So far in this campaign Mr. Kerry has shown little interest in being daring, expressing a thought that is unexpected or quirky on even minor issues. We wish we could see a little of the political courage of the Vietnam hero who came back to lead the fight against the war.
-- The New York Times, Feb. 26, 2004
AND THAT, believe it or not, is from the Times's endorsement of John Kerry in Tuesday's presidential primary. The editorial's wistful words get to the heart of the character issue that troubles so many of those who have looked closely at Kerry's career in public life. The Democratic frontrunner is increasingly being described as a "flip-flopper" or a "waffler" or "two-faced." But the real problem with Kerry is something more fundamental. As the Times rightly notes, he lacks political courage.
Perhaps that is why he and his campaign talk about it so much.
The search engine on Kerry's campaign website lists some 200 pages on which "courage" appears. When he formally announced his candidacy at Boston's Faneuil Hall last September, he uttered the words "courage" or "courageous" 19 times ("courageous Americans always rise to the occasion . . . the courage of our people to change what is wrong . . . it was courage that was talked about in this hall . . . we must have the courage to stand up . . . the courage of Americans can change this country"). The sign behind him read: "The courage to do what's right for America." And when he took his announcement speech on the road, the trip was billed as the "American Courage Tour."
No one doubts Kerry's physical courage. He is a Vietnam veteran, with a Silver Star and three Purple Hearts that attest to his battlefield bravery. But courage in combat doesn't automatically translate into courage on the Senate floor or the campaign trail. And that kind of courage -- the courage of a leader who knows his own mind and speaks it fearlessly, who doesn't trim with every shifting breeze, who doesn't court unpopularity but isn't afraid of it, either -- has never been a hallmark of Kerry's career.
Every few days, we seem to get a fresh example (or a resurrected old one) of Kerry brazenly revising his history, or declaring "flip" from one side of his mouth while asserting "flop" out of the other.
Last week the Jerusalem Post reported that Kerry strongly defended Israel's controversial security fence as "a legitimate act of self defense," since "no nation can stand by while its children are blown up at pizza parlors and on buses." He said "the fence only exists in response to the wave of terror attacks against Israel," and insisted that the International Court of Justice in the Hague has no authority to pass judgment on it.

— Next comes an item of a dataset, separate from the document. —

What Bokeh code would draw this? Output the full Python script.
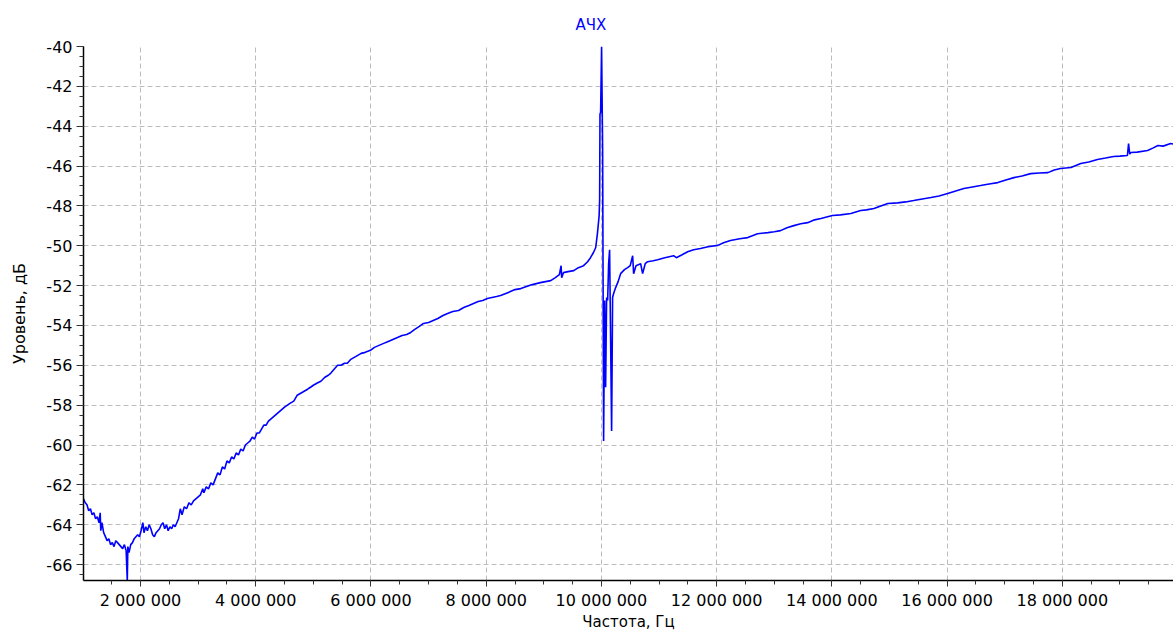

Yet just a few months ago, Kerry gave every indication of being firmly against it.
"We don't need another barrier to peace," he told the Arab American Institute in October. "Provocative and counterproductive measures only harm Israelis' security over the long term, increase the hardships to the Palestinian people, and make the process of negotiating an eventual settlement that much harder."
This may be the first time that a politician has literally come down on both sides of the fence. It can't be a comfortable position. But it's the one in which Kerry can all too often be found.
It is not news that candidates, hungry for popularity, occasionally try to be all things to all people. The problem with Kerry isn't that he engages in shifty equivocation and revisionism once in a while. It is that he has done so over and over and over. Like the first JFK, Kerry served with distinction as a Navy lieutenant in wartime. But never in his public career has he been what John F. Kennedy called a "profile in courage."
In 1992, Kerry insisted that Bill Clinton's draft avoidance during the Vietnam War must not be made a political issue. "We do not need to divide America over who served and how," he said. In 2004, not only doesn't he silence Democrats who disparage George W. Bush's military record, he goes out of his way to play the Vietnam card. "I'd like to know what it is Republicans who didn't serve in Vietnam have against those of us who did," Kerry said last week. Profile in courage?
As he campaigns for president, Kerry says he has "a message for the influence peddlers . . . and all the special interests who now call the White House home: We're coming. You're going. And don't let the door hit you on the way out." Yet over the past 15 years, reports The Washington Post, this enemy of "influence peddlers" has raised more money from paid lobbyists than any other member of the US Senate. Profile in courage?
Under fire in Vietnam, Kerry was fearless and steadfast. But rarely if ever has he shown comparable bravery on the political battlefields at home. It is difficult to think of any instance in which he has taken a tough stand and stuck with it despite the clear political risk in doing so. Instead, time and time again, he has tried to have it both ways -- from the medals he threw away/didn't throw away to the wars in Iraq he supported/didn't support. At the age of 25, John Kerry's courage was indisputable. Now, at age 60, it is more or less undetectable.
(Jeff Jacoby is a columnist for The Boston Globe).